== What is required ==
Will you return, word for word, only the lines from the top of the data below down to and including the one with "const yTicks = [0, 20, 40, 60, 80, 100];"?

++++++++

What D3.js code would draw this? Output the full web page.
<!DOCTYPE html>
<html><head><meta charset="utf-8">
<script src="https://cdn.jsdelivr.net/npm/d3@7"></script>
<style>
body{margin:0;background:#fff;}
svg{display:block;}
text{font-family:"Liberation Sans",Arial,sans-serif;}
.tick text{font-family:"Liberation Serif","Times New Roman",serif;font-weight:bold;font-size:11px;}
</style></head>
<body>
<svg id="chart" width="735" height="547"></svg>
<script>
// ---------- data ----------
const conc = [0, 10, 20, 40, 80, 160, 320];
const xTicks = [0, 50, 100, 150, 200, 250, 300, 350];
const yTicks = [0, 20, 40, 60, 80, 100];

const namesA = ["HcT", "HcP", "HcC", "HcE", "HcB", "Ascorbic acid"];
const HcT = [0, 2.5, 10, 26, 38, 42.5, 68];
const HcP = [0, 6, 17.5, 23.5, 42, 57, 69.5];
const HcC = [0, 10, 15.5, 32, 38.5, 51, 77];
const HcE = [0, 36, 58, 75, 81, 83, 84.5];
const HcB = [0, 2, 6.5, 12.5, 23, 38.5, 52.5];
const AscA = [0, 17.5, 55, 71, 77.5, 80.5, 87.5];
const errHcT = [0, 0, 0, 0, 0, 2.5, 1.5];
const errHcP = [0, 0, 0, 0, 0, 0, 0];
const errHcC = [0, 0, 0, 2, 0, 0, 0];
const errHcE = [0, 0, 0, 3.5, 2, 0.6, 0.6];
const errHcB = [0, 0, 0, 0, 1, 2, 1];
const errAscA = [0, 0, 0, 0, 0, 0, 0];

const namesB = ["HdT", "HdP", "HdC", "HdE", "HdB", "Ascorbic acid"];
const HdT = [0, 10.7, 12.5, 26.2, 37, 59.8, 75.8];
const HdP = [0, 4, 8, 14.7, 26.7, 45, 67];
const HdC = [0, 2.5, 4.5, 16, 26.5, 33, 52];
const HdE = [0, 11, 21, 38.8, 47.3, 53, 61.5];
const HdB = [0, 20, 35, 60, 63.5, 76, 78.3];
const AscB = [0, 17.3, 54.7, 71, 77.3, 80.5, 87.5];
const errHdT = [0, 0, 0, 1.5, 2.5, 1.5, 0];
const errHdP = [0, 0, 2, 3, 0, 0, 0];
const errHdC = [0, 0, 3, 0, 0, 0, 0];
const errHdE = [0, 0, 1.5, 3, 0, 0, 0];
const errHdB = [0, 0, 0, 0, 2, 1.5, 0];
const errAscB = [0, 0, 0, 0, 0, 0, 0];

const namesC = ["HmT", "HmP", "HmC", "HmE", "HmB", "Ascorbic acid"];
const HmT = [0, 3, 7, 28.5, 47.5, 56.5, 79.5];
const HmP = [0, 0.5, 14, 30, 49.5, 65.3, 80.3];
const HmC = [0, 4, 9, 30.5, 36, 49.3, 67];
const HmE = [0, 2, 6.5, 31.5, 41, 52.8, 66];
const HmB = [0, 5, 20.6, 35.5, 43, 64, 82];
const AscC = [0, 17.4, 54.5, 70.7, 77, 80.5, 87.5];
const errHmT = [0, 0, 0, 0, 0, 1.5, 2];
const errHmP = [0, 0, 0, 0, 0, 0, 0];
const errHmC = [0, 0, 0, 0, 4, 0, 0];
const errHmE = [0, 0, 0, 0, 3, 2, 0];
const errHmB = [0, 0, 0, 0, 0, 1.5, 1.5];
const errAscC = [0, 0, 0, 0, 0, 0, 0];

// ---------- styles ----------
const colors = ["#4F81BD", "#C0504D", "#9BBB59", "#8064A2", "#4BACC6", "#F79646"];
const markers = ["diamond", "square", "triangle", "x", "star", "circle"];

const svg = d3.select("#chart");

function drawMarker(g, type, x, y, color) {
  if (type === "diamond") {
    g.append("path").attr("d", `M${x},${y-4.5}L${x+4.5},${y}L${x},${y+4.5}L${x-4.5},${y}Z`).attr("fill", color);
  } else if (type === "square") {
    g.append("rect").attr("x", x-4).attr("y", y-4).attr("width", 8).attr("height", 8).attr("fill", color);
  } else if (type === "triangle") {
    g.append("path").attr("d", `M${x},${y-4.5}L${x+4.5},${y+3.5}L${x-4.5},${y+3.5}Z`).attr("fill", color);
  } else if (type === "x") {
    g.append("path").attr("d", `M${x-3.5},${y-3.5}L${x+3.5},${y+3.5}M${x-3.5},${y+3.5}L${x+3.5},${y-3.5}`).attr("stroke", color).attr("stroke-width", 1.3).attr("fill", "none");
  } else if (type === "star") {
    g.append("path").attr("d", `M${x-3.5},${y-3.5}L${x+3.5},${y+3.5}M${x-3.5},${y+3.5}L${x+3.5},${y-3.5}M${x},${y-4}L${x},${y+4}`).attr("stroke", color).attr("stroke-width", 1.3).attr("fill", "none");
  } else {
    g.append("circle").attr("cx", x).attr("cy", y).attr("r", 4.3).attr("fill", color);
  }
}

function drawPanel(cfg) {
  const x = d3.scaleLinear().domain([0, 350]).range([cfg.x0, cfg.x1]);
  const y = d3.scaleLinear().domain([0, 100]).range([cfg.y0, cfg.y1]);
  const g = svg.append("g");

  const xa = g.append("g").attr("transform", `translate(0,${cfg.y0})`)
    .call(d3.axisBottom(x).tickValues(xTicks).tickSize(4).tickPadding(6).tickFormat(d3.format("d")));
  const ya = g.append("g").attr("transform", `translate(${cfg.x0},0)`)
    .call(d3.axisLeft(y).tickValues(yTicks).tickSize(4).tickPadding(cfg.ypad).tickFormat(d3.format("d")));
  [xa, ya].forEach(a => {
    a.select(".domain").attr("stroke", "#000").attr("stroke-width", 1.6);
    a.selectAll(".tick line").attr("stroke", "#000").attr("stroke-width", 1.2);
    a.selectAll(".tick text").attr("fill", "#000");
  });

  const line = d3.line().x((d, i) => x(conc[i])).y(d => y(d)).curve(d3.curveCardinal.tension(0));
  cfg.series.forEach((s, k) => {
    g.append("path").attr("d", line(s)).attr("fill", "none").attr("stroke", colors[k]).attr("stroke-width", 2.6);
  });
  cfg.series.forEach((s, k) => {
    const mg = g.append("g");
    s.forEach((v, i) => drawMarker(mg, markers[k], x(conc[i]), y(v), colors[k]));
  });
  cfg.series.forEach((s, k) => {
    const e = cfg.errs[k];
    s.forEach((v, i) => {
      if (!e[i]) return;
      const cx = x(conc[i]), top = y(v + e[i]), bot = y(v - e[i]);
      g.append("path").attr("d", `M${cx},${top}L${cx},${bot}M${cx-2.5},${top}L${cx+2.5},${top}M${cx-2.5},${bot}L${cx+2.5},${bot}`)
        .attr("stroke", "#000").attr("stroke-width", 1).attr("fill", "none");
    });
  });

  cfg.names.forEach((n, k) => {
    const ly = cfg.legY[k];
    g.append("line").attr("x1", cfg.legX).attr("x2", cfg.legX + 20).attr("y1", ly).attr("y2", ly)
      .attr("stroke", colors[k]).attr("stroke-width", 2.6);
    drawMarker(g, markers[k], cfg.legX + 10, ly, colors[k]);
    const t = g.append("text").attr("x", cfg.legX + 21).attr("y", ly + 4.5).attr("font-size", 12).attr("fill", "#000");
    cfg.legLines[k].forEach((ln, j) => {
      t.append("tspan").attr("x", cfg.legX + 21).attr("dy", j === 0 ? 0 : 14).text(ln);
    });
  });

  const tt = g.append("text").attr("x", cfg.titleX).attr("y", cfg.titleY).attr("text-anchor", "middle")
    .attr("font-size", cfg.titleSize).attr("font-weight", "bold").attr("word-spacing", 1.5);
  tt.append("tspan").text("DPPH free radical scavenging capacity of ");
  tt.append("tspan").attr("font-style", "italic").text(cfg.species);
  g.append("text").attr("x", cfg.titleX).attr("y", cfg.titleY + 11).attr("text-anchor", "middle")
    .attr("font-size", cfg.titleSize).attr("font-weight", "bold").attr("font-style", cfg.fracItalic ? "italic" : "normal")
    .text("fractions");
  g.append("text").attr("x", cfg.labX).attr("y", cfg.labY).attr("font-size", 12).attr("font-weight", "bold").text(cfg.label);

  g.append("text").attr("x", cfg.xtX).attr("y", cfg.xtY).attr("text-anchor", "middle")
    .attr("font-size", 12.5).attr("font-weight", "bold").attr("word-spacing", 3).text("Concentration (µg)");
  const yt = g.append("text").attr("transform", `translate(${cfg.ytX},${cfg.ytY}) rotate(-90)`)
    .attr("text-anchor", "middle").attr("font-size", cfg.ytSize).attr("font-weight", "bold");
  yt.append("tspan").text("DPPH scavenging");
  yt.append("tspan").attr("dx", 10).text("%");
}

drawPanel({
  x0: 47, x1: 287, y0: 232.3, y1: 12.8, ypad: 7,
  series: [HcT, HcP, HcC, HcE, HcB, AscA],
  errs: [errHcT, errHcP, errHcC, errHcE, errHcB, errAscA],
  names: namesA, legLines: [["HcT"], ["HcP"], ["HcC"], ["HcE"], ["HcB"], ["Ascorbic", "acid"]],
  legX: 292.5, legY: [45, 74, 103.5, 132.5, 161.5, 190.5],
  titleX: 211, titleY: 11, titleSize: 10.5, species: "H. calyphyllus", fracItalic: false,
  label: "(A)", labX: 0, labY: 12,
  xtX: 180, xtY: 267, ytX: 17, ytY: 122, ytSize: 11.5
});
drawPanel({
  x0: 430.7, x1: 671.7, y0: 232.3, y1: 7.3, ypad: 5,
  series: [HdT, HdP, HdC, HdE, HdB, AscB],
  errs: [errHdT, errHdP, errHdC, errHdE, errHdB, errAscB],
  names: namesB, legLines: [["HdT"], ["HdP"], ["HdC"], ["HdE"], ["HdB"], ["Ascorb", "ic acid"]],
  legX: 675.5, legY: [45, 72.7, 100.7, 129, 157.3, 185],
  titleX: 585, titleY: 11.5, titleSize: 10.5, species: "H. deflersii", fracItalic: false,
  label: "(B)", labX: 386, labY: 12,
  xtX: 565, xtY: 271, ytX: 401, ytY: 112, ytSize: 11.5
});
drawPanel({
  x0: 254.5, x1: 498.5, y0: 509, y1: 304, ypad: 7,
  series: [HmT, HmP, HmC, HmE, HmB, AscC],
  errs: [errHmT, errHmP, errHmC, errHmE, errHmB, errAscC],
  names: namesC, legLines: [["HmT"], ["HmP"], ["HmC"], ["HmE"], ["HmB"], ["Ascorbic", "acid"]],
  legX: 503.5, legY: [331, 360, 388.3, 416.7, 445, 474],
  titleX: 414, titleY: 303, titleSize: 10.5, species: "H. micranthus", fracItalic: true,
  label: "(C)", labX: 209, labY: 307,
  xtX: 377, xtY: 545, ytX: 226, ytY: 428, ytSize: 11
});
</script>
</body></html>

++++++++

== Answer to the task ==
What D3.js code would draw this? Output the full web page.
<!DOCTYPE html>
<html><head><meta charset="utf-8">
<script src="https://cdn.jsdelivr.net/npm/d3@7"></script>
<style>
body{margin:0;background:#fff;}
svg{display:block;}
text{font-family:"Liberation Sans",Arial,sans-serif;}
.tick text{font-family:"Liberation Serif","Times New Roman",serif;font-weight:bold;font-size:11px;}
</style></head>
<body>
<svg id="chart" width="735" height="547"></svg>
<script>
// ---------- data ----------
const conc = [0, 10, 20, 40, 80, 160, 320];
const xTicks = [0, 50, 100, 150, 200, 250, 300, 350];
const yTicks = [0, 20, 40, 60, 80, 100];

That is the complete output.